Thursday, January 20, 2011

Differential diagnosis

Ionomonkey from Screaming Monkeys goes House and analyses the Cataclysmic WoW disease as being a lack of choice and control. Well, House would tell him that he is doing the differential diagnosis all wrong, but besides that one has to wonder whether Ionomonkey's diagnosis is the right one. Even House always makes three wrong diagnoses before arriving at the good one just before the end of the episode.

Ionomonkey's clues are heroics, guild perks, and linear leveling zones. Of these I would only consider the linear leveling zones to be really a problem of lack of choice and control. Not being able to skip quests you don't like, or go directly to a quest you like to play it again with another character is annoying like hell (and makes me wonder how a certain other storytelling MMORPG is going to handle that).
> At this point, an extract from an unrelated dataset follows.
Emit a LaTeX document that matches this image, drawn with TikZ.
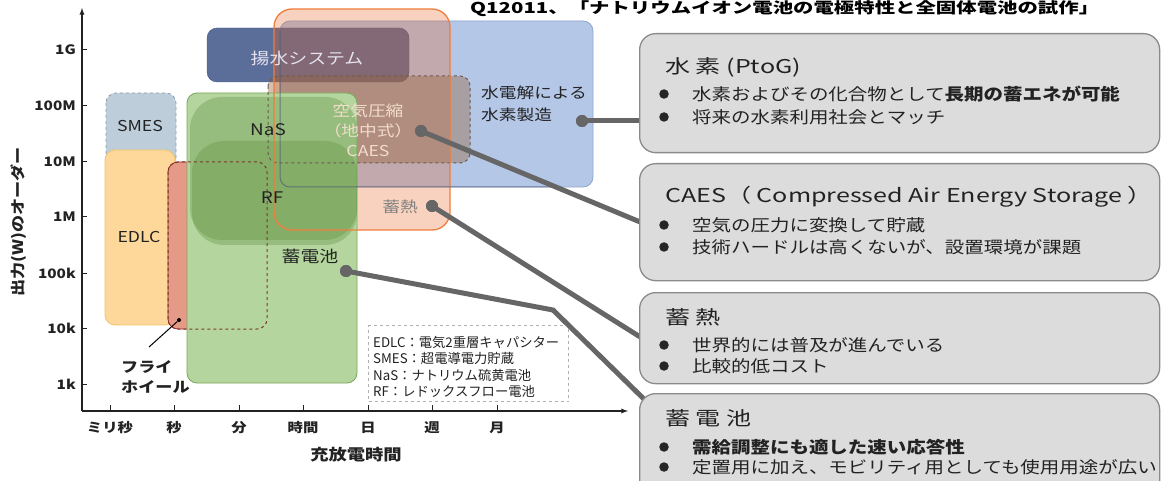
\documentclass[tikz,border=0pt]{standalone}
\usepackage{fontspec}
\setmainfont{Noto Sans CJK JP}
\newfontfamily\wide[FakeStretch=1.18]{Noto Sans CJK JP}
\newfontfamily\wider[FakeStretch=1.32]{Noto Sans CJK JP}
\newfontfamily\widest[FakeStretch=1.36]{Noto Sans CJK JP}
\usetikzlibrary{calc}
\definecolor{bluefill}{HTML}{B4C7E7}
\definecolor{blueedge}{HTML}{8EA5CF}
\definecolor{bluedark}{HTML}{4E5C74}
\definecolor{hydrofill}{HTML}{5B6E99}
\definecolor{hydroedge}{HTML}{44578A}
\definecolor{orangeC}{HTML}{E95E1A}
\definecolor{orangeedge}{HTML}{F07D3C}
\definecolor{caesfill}{HTML}{96643C}
\definecolor{caesedge}{HTML}{6E5A4E}
\definecolor{smesfill}{HTML}{BECDDA}
\definecolor{smesedge}{HTML}{8C9CAC}
\definecolor{edlcfill}{HTML}{FDD89A}
\definecolor{edlcedge}{HTML}{F2C46E}
\definecolor{redfill}{HTML}{E59A87}
\definecolor{rededge}{HTML}{9A2A2A}
\definecolor{reddash}{HTML}{7A3A2A}
\definecolor{greenfill}{HTML}{B4D59E}
\definecolor{greenedge}{HTML}{78A85C}
\definecolor{blobcol}{HTML}{5E8F3E}
\definecolor{conncol}{HTML}{666666}
\definecolor{boxfill}{HTML}{DCDCDC}
\definecolor{boxedge}{HTML}{8A8A8A}
\definecolor{axiscol}{HTML}{222222}
\definecolor{txt}{HTML}{222222}
\definecolor{caestxt}{HTML}{F2DCCB}
\definecolor{hydrotxt}{HTML}{E6E2F0}
\definecolor{heattxt}{HTML}{808080}
\definecolor{legedge}{HTML}{B0B0B0}
\tikzset{
  region/.style={rounded corners=10pt, line width=0.8pt},
  rbox/.style={draw=boxedge, fill=boxfill, line width=1.3pt, rounded corners=16pt, anchor=north west, minimum width=520pt, inner sep=0pt},
  conn/.style={draw=conncol, line width=5pt},
  dot/.style={circle, fill=conncol, inner sep=0pt, minimum size=12pt},
  ticklab/.style={font=\wide\bfseries\fontsize{13}{15}\selectfont, text=axiscol, anchor=east, inner sep=0pt},
  xlab/.style={font=\wide\bfseries\fontsize{13}{15}\selectfont, text=axiscol, inner sep=0pt},
  chartlab/.style={font=\wide\fontsize{15}{17}\selectfont, text=txt, inner sep=0pt},
  rtitle/.style={font=\wider\fontsize{19}{22}\selectfont, text=txt, anchor=west, inner sep=0pt},
  rbul/.style={font=\wide\fontsize{16.5}{19}\selectfont, text=txt, anchor=west, inner sep=0pt},
  bulmark/.style={circle, fill=black!85, inner sep=0pt, minimum size=9.5pt},
  legtxt/.style={font=\fontsize{13.3}{15}\selectfont, text=txt, anchor=west, inner sep=0pt},
}
\begin{document}
\begin{tikzpicture}[x=1pt,y=-1pt]
\useasboundingbox (0,0) rectangle (1162,481);
\clip (0,0) rectangle (1162,481);
% ---- chart regions ----
\filldraw[region, fill=bluefill, draw=blueedge] (280,21) rectangle (593,187);
\filldraw[rounded corners=10pt, draw=hydroedge, fill=hydrofill] (207,28) rectangle (409,82);
\fill[rounded corners=18pt, fill=orangeC, fill opacity=0.28] (274,9) rectangle (450,230);
\fill[rounded corners=10pt, fill=caesfill, fill opacity=0.4] (268,76) rectangle (470,163);
\filldraw[region, fill=smesfill, draw=smesedge, dashed] (106,93) rectangle (176,175);
\filldraw[region, fill=edlcfill, draw=edlcedge] (105,150) rectangle (175,325);
\filldraw[region, fill=redfill, draw=rededge] (168,162) rectangle (267,329);
\filldraw[region, fill=greenfill, draw=greenedge] (187,93) rectangle (357,383);
\fill[rounded corners=32pt, fill=blobcol, fill opacity=0.33] (190,97) rectangle (357,240);
\fill[rounded corners=32pt, fill=blobcol, fill opacity=0.33] (192,141) rectangle (357,245);
\draw[rounded corners=10pt, draw=reddash, dashed, line width=1pt] (168,162) rectangle (267,329);
\draw[rounded corners=10pt, draw=caesedge, dashed, line width=1pt] (268,76) rectangle (470,163);
\draw[rounded corners=18pt, draw=orangeedge, line width=1.3pt] (274,9) rectangle (450,230);
\draw[rounded corners=10pt, draw=bluedark, draw opacity=0.7, line width=1pt] (280,31) -- (280,187) -- (560,187);
% ---- axes ----
\draw[axiscol, line width=1.3pt, -latex] (82,411) -- (82,8);
\draw[axiscol, line width=1.3pt, -latex] (82,411) -- (628,411);
\foreach \yy/\lab in {50/1G,106/100M,162/10M,217/1M,273/100k,328/10k,384/1k}{
  \draw[axiscol, line width=1pt] (82,\yy) -- (87,\yy);
  \node[ticklab] at (76,\yy) {\lab};
}
\foreach \xx/\lab in {110/ミリ秒,174/秒,239/分,303/時間,368/日,432/週,497/月}{
  \draw[axiscol, line width=1pt] (\xx,405) -- (\xx,411);
  \node[xlab] at (\xx,428) {\lab};
}
\node[font=\wide\bfseries\fontsize{15.5}{18}\selectfont, text=axiscol] (xtitle) at (356,455) {充放電時間};
\node[font=\wide\bfseries\fontsize{14.5}{17}\selectfont, text=axiscol, rotate=90] (ytitle) at (19,222) {出力(W)のオーダー};
% ---- chart labels ----
\node[chartlab] (smes) at (140,126) {SMES};
\node[chartlab] (edlc) at (139,237) {EDLC};
\node[chartlab, font=\wide\fontsize{16}{18}\selectfont] (nas) at (268,130) {NaS};
\node[chartlab, font=\wide\fontsize{16}{18}\selectfont] (rf) at (272,198) {RF};
\node[chartlab, font=\wide\fontsize{16}{18}\selectfont] (batt) at (310,256) {蓄電池};
\node[chartlab, text=hydrotxt, font=\wide\fontsize{16}{18}\selectfont] (hydro) at (307,58) {揚水システム};
\node[chartlab, text=caestxt, align=center, font=\wide\fontsize{15}{20}\selectfont] (caes) at (368,130) {空気圧縮\\（地中式）\\CAES};
\node[chartlab, text=heattxt] (heat) at (400,207) {蓄熱};
\node[chartlab, align=left, font=\wide\fontsize{15}{22}\selectfont] (h2) at (534,104) {水電解による\\水素製造};
\node[chartlab, anchor=west, align=left, font=\wide\bfseries\fontsize{14.5}{20}\selectfont] (fly) at (121,377) {フライ\\ホイール};
\coordinate (flyp) at (149,347);
\node[circle, fill=black, inner sep=0pt, minimum size=4pt] (flyd) at (179,320) {};
\draw[black, line width=1pt] (flyd) -- (flyp);
% ---- legend ----
\node[draw=legedge, dashed, line width=1pt, anchor=north west, minimum width=200pt, minimum height=76pt, inner sep=0pt] (leg) at (368,325) {};
\node[legtxt] (l1) at (373,342) {EDLC：電気2重層キャパシター};
\node[legtxt] (l2) at (373,358) {SMES：超電導電力貯蔵};
\node[legtxt] (l3) at (373,375) {NaS：ナトリウム硫黄電池};
\node[legtxt] (l4) at (373,391) {RF：レドックスフロー電池};
% ---- connectors ----
\node[dot] (dH) at (582,121) {};
\node[dot] (dC) at (421,131) {};
\node[dot] (dT) at (432,206) {};
\node[dot] (dB) at (346,271) {};
\coordinate (e1) at (645,121);
\coordinate (e2) at (645,224);
\coordinate (e3) at (645,340);
\coordinate (bend) at (553,310);
\coordinate (e4) at (648,403);
\draw[conn] (dH.center) -- (e1);
\draw[conn] (dC.center) -- (e2);
\draw[conn] (dT.center) -- (e3);
\draw[conn] (dB.center) -- (bend) -- (e4);
\node[dot] at (dH) {};
\node[dot] at (dC) {};
\node[dot] at (dT) {};
\node[dot] at (dB) {};
% ---- right boxes ----
\node[rbox, minimum height=119pt] (b1) at (639,33) {};
\node[rbox, minimum height=117pt] (b2) at (639,163) {};
\node[rbox, minimum height=91pt] (b3) at (639,292) {};
\node[rbox, minimum height=110pt] (b4) at (639,393) {};
\node[rtitle] (t1) at (665,67) {水 素 (PtoG)};
\node[bulmark] (m11) at (664,94) {};
\node[rbul] (s11) at (692,94) {水素およびその化合物として\textbf{長期の蓄エネが可能}};
\node[bulmark] (m12) at (664,117) {};
\node[rbul] (s12) at (692,117) {将来の水素利用社会とマッチ};
\node[rtitle] (t2) at (665,197) {CAES（ Compressed Air Energy Storage ）};
\node[bulmark] (m21) at (664,225) {};
\node[rbul] (s21) at (692,225) {空気の圧力に変換して貯蔵};
\node[bulmark] (m22) at (664,247) {};
\node[rbul] (s22) at (692,247) {技術ハードルは高くないが、設置環境が課題};
\node[rtitle] (t3) at (665,317) {蓄 熱};
\node[bulmark] (m31) at (664,345) {};
\node[rbul] (s31) at (692,345) {世界的には普及が進んでいる};
\node[bulmark] (m32) at (664,366) {};
\node[rbul] (s32) at (692,366) {比較的低コスト};
\node[rtitle] (t4) at (665,418) {蓄 電 池};
\node[bulmark] (m41) at (664,447) {};
\node[rbul] (s41) at (692,447) {\textbf{需給調整にも適した速い応答性}};
\node[bulmark] (m42) at (664,467) {};
\node[rbul] (s42) at (692,467) {定置用に加え、モビリティ用としても使用用途が広い};
% ---- title ----
\node[font=\widest\bfseries\fontsize{15}{17}\selectfont, text=black, anchor=west, inner sep=0pt] (title) at (470,9) {Q12011、「ナトリウムイオン電池の電極特性と全固体電池の試作」};
\end{tikzpicture}
\end{document}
Heroics I consider to be a problem of flow. In previous expansions people kind of naturally moved from leveling to doing dungeons to doing heroics to raiding. In Cataclysm that process seems to be a much bumpier ride. By making heroics both long and hard, a large number of people end up not even being able to run one every day, and resign to do daily quests instead. That appears unsustainable to me, because I don't see people doing the same daily quests for the next 22 months. If we believe Ghostcrawler, that actually is only a temporary problem, as the flow will appear when people got used to the new heroics, and have geared up a bit.
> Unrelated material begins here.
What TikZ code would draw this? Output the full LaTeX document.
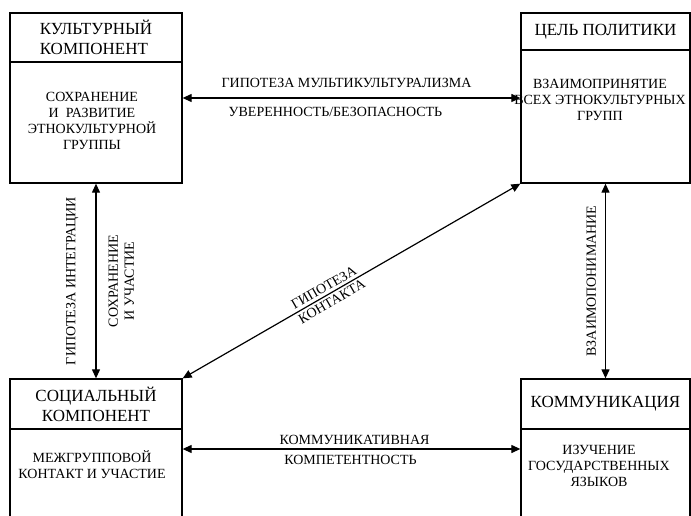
\documentclass[tikz,border=0pt]{standalone}
\usepackage{fontspec}
\setmainfont{Liberation Serif}
\usetikzlibrary{arrows.meta,positioning}

\begin{document}
\begin{tikzpicture}[x=1pt,y=-1pt,
		box/.style={draw,line width=1.3pt,inner sep=0pt},
		head/.style={draw,line width=1.3pt,anchor=north,align=center,inner sep=0pt,font=\fontsize{17}{20}\selectfont},
		txt/.style={align=center,inner sep=0pt,font=\fontsize{14}{16}\selectfont},
		lbl/.style={inner sep=0pt,font=\fontsize{14}{16}\selectfont},
		link/.style={{Triangle[length=9pt,width=8pt]}-{Triangle[length=9pt,width=8pt]},line width=1.2pt}]
	\useasboundingbox (0,0) rectangle (691,516);
	\clip (0,0) rectangle (691,516);
	\node[box,minimum width=172pt,minimum height=170pt] (cult) at (96,98) {};
	\node[box,minimum width=169pt,minimum height=170pt] (goal) at (605.5,98) {};
	\node[box,minimum width=172pt,minimum height=140pt] (soc) at (96,449) {};
	\node[box,minimum width=169pt,minimum height=140pt] (comm) at (605.5,449) {};
	\node[head,align=left,minimum width=172pt,minimum height=49pt] (cultH) at (cult.north) {КУЛЬТУРНЫЙ\\КОМПОНЕНТ};
	\node[head,minimum width=169pt,minimum height=37pt] (goalH) at (goal.north) {ЦЕЛЬ ПОЛИТИКИ};
	\node[head,minimum width=172pt,minimum height=50pt] (socH) at (soc.north) {СОЦИАЛЬНЫЙ\\КОМПОНЕНТ};
	\node[head,minimum width=169pt,minimum height=50pt] (commH) at (comm.north) {КОММУНИКАЦИЯ};
	\node[txt] (cultT) at (92,121) {СОХРАНЕНИЕ\\И~~РАЗВИТИЕ\\ЭТНОКУЛЬТУРНОЙ\\ГРУППЫ};
	\node[txt] (goalT) at (600,100) {ВЗАИМОПРИНЯТИЕ\\ВСЕХ ЭТНОКУЛЬТУРНЫХ\\ГРУПП};
	\node[txt] (socT) at (92,465) {МЕЖГРУППОВОЙ\\КОНТАКТ И УЧАСТИЕ};
	\node[txt] (commT) at (599,466) {ИЗУЧЕНИЕ\\ГОСУДАРСТВЕННЫХ\\ЯЗЫКОВ};
	\draw[link] (cult) -- node[lbl,above=10pt,xshift=-5pt] (multi) {ГИПОТЕЗА МУЛЬТИКУЛЬТУРАЛИЗМА}
		node[lbl,below=9pt,xshift=-16pt] (safe) {УВЕРЕННОСТЬ/БЕЗОПАСНОСТЬ} (goal);
	\draw[link] (soc) -- node[lbl,above=4pt,xshift=3pt] (commun) {КОММУНИКАТИВНАЯ}
		node[lbl,below=6pt,xshift=-1pt] (compet) {КОМПЕТЕНТНОСТЬ} (comm);
	\draw[link] (soc) -- node[lbl,sloped,above=17pt] (integr) {ГИПОТЕЗА ИНТЕГРАЦИИ}
		node[lbl,sloped,below=12pt,align=center] (keep) {СОХРАНЕНИЕ\\И УЧАСТИЕ} (cult);
	\draw[link] (comm) -- node[lbl,sloped,above=9pt] (mutual) {ВЗАИМОПОНИМАНИЕ} (goal);
	\draw[link] (soc.north east) -- node[lbl,pos=0.43,sloped,align=center] (contact) {ГИПОТЕЗА\\КОНТАКТА} (goal.south west);
\end{tikzpicture}
\end{document}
Guild perks right now seem to be more a theoretical than a practical problem. Due to the cap on guild experience, a large number of guilds have exactly the same level of guild perks at the moment. If guild perks work to prevent guild hopping, that is hard to see, and not necessarily the worst outcome. And while pugging is certainly less pleasant than guild runs, I don't think we are at the point where I could agree with Ionomonkey's statement that "Either join a guild that can or be done with your progression on that character.".
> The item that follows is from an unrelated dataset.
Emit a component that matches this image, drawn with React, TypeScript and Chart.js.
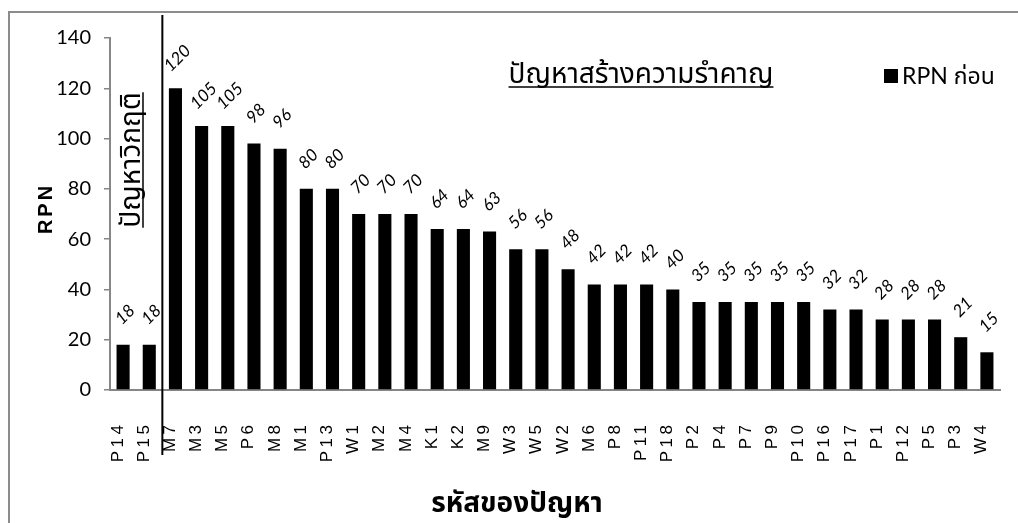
import React, { useEffect, useRef } from "react";
import { Chart, registerables } from "chart.js";

Chart.register(...registerables);

// ---------- data ----------
const categories = [
  "P14", "P15", "M7", "M3", "M5", "P6", "M8", "M1", "P13", "W1", "M2", "M4",
  "K1", "K2", "M9", "W3", "W5", "W2", "M6", "P8", "P11", "P18", "P2", "P4",
  "P7", "P9", "P10", "P16", "P17", "P1", "P12", "P5", "P3", "W4",
];
const rpnBefore = [
  18, 18, 120, 105, 105, 98, 96, 80, 80, 70, 70, 70,
  64, 64, 63, 56, 56, 48, 42, 42, 42, 40, 35, 35,
  35, 35, 35, 32, 32, 28, 28, 28, 21, 15,
];
const yMin = 0;
const yMax = 140;
const yStep = 20;
const seriesLabel = "RPN ก่อน";
const yTitle = "RPN";
const xTitle = "รหัสของปัญหา";
const criticalLabel = "ปัญหาวิกฤติ";
const nuisanceLabel = "ปัญหาสร้างความรำคาญ";
const criticalCount = 2;

const THAI = "'Noto Sans Thai', 'Noto Sans Thai UI', Loma, Garuda, 'Tlwg Typo', Kinnari, 'Noto Sans', sans-serif";
const LATO = "Lato, 'Liberation Sans', sans-serif";
const SANS = "'Liberation Sans', Arial, sans-serif";
const AXIS_GRAY = "#868686";

const overlayPlugin = {
  id: "overlay",
  afterDraw(chart: any) {
    const { ctx, chartArea } = chart;
    const xs = chart.scales.x;
    const meta = chart.getDatasetMeta(0);
    ctx.save();

    // separator between critical and nuisance problems
    const xSep = (xs.getPixelForValue(criticalCount - 1) + xs.getPixelForValue(criticalCount)) / 2;
    ctx.strokeStyle = "#000";
    ctx.lineWidth = 2;
    ctx.beginPath();
    ctx.moveTo(xSep, chartArea.top - 23);
    ctx.lineTo(xSep, chartArea.bottom + 65);
    ctx.stroke();

    // value labels, rotated
    ctx.fillStyle = "#000";
    ctx.font = `italic 17px ${LATO}`;
    meta.data.forEach((bar: any, i: number) => {
      ctx.save();
      ctx.translate(bar.x + 2, bar.y - 30);
      ctx.rotate(-Math.PI / 4);
      ctx.textAlign = "center";
      ctx.textBaseline = "middle";
      ctx.fillText(String(rpnBefore[i]), 0, 0);
      ctx.restore();
    });

    // category labels, vertical
    ctx.font = `17px ${SANS}`;
    categories.forEach((c, i) => {
      const x = xs.getPixelForValue(i);
      ctx.save();
      (ctx as any).letterSpacing = "3.5px";
      ctx.translate(x - 0.5, chartArea.bottom + 31.5);
      ctx.rotate(-Math.PI / 2);
      ctx.textAlign = "right";
      ctx.textBaseline = "alphabetic";
      ctx.fillText(c, 0, 0);
      ctx.restore();
    });

    // y axis title
    ctx.save();
    ctx.font = `bold 20px ${SANS}`;
    (ctx as any).letterSpacing = "3px";
    ctx.translate(52, 210);
    ctx.rotate(-Math.PI / 2);
    ctx.textAlign = "center";
    ctx.textBaseline = "alphabetic";
    ctx.fillText(yTitle, 1.5, 0);
    ctx.restore();

    // x axis title
    ctx.font = `bold 28px ${THAI}`;
    ctx.textAlign = "center";
    ctx.textBaseline = "alphabetic";
    ctx.fillText(xTitle, 517, 512);

    // nuisance label (underlined)
    ctx.font = `28px ${THAI}`;
    ctx.textAlign = "center";
    const nx = 641;
    const nw = ctx.measureText(nuisanceLabel).width;
    ctx.fillText(nuisanceLabel, nx, 83);
    ctx.lineWidth = 1.5;
    ctx.beginPath();
    ctx.moveTo(nx - nw / 2, 87);
    ctx.lineTo(nx + nw / 2, 87);
    ctx.stroke();

    // critical label (vertical, underlined)
    ctx.save();
    ctx.translate(140, 160);
    ctx.rotate(-Math.PI / 2);
    ctx.font = `28px ${THAI}`;
    ctx.textAlign = "center";
    ctx.textBaseline = "alphabetic";
    const cw = ctx.measureText(criticalLabel).width;
    ctx.fillText(criticalLabel, 0, 0);
    ctx.lineWidth = 1.5;
    ctx.beginPath();
    ctx.moveTo(-cw / 2, 3);
    ctx.lineTo(cw / 2, 3);
    ctx.stroke();
    ctx.restore();

    // legend
    ctx.fillStyle = "#000";
    ctx.fillRect(884, 69, 14, 14);
    ctx.font = `23px Lato, ${THAI}`;
    ctx.textAlign = "left";
    ctx.textBaseline = "alphabetic";
    ctx.fillText(seriesLabel, 902, 84);

    ctx.restore();
  },
};

export default function App() {
  const canvasRef = useRef<HTMLCanvasElement | null>(null);

  useEffect(() => {
    if (!canvasRef.current) return;
    const chart = new Chart(canvasRef.current, {
      type: "bar",
      data: {
        labels: categories,
        datasets: [
          {
            label: seriesLabel,
            data: rpnBefore,
            backgroundColor: "#000000",
            borderWidth: 0,
            barPercentage: 0.5,
            categoryPercentage: 1,
          },
        ],
      },
      options: {
        animation: false,
        responsive: false,
        maintainAspectRatio: false,
        layout: { padding: { left: 0, top: 38, right: 18, bottom: 0 } },
        plugins: {
          legend: { display: false },
          tooltip: { enabled: false },
          title: { display: false },
        },
        scales: {
          x: {
            grid: { display: false },
            border: { display: true, color: AXIS_GRAY, width: 2 },
            ticks: { display: false },
            afterFit: (scale: any) => {
              scale.height = 133;
            },
          },
          y: {
            min: yMin,
            max: yMax,
            ticks: {
              stepSize: yStep,
              padding: 13,
              color: "#000",
              font: { family: LATO, size: 20 },
            },
            grid: {
              display: true,
              drawOnChartArea: false,
              drawTicks: true,
              tickLength: 6,
              color: AXIS_GRAY,
              lineWidth: 1.5,
            },
            border: { display: true, color: AXIS_GRAY, width: 2 },
            afterFit: (scale: any) => {
              scale.width = 110;
            },
          },
        },
      },
      plugins: [overlayPlugin],
    });
    return () => chart.destroy();
  }, []);

  return (
    <div style={{ position: "fixed", left: 0, top: 0, width: 1018, height: 523, overflow: "hidden", background: "#fff" }}>
      <div
        style={{
          position: "absolute",
          left: 8,
          top: 11,
          width: 1030,
          height: 530,
          border: "2px solid #8c8c8c",
          boxSizing: "border-box",
        }}
      />
      <canvas ref={canvasRef} width={1018} height={523} style={{ position: "absolute", left: 0, top: 0, width: 1018, height: 523 }} />
    </div>
  );
}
So to get back to House and his differential diagnosis, we would be wise to consider a wider range of possibilities, and then start eliminating those which don't seem to apply. That starts with the possibility that there is actually nothing wrong with the patient. What evidence, besides the word of a few bloggers, do we have that Cataclysm is ailing? Then we should consider the possibility of the disease being something much simpler: Burnout. Frankly, it wouldn't be the first time that a third expansion failed to really counteract the natural process of people getting bored with a game faster than the developers can renew it. I hated Shadows of Luclin. And finally there are probably a range of other explanation of what ails World of Warcraft right now. Given a list of known bloggers, one can even predict what each of them would claim is the reason for this unproven disease, from "dumbed down" to "not immersive enough" to "too many morons & slackers".

So what do you think? Is Cataclysm doing well or is it ailing? And what are the reasons for its success, or your diagnosis of its disease?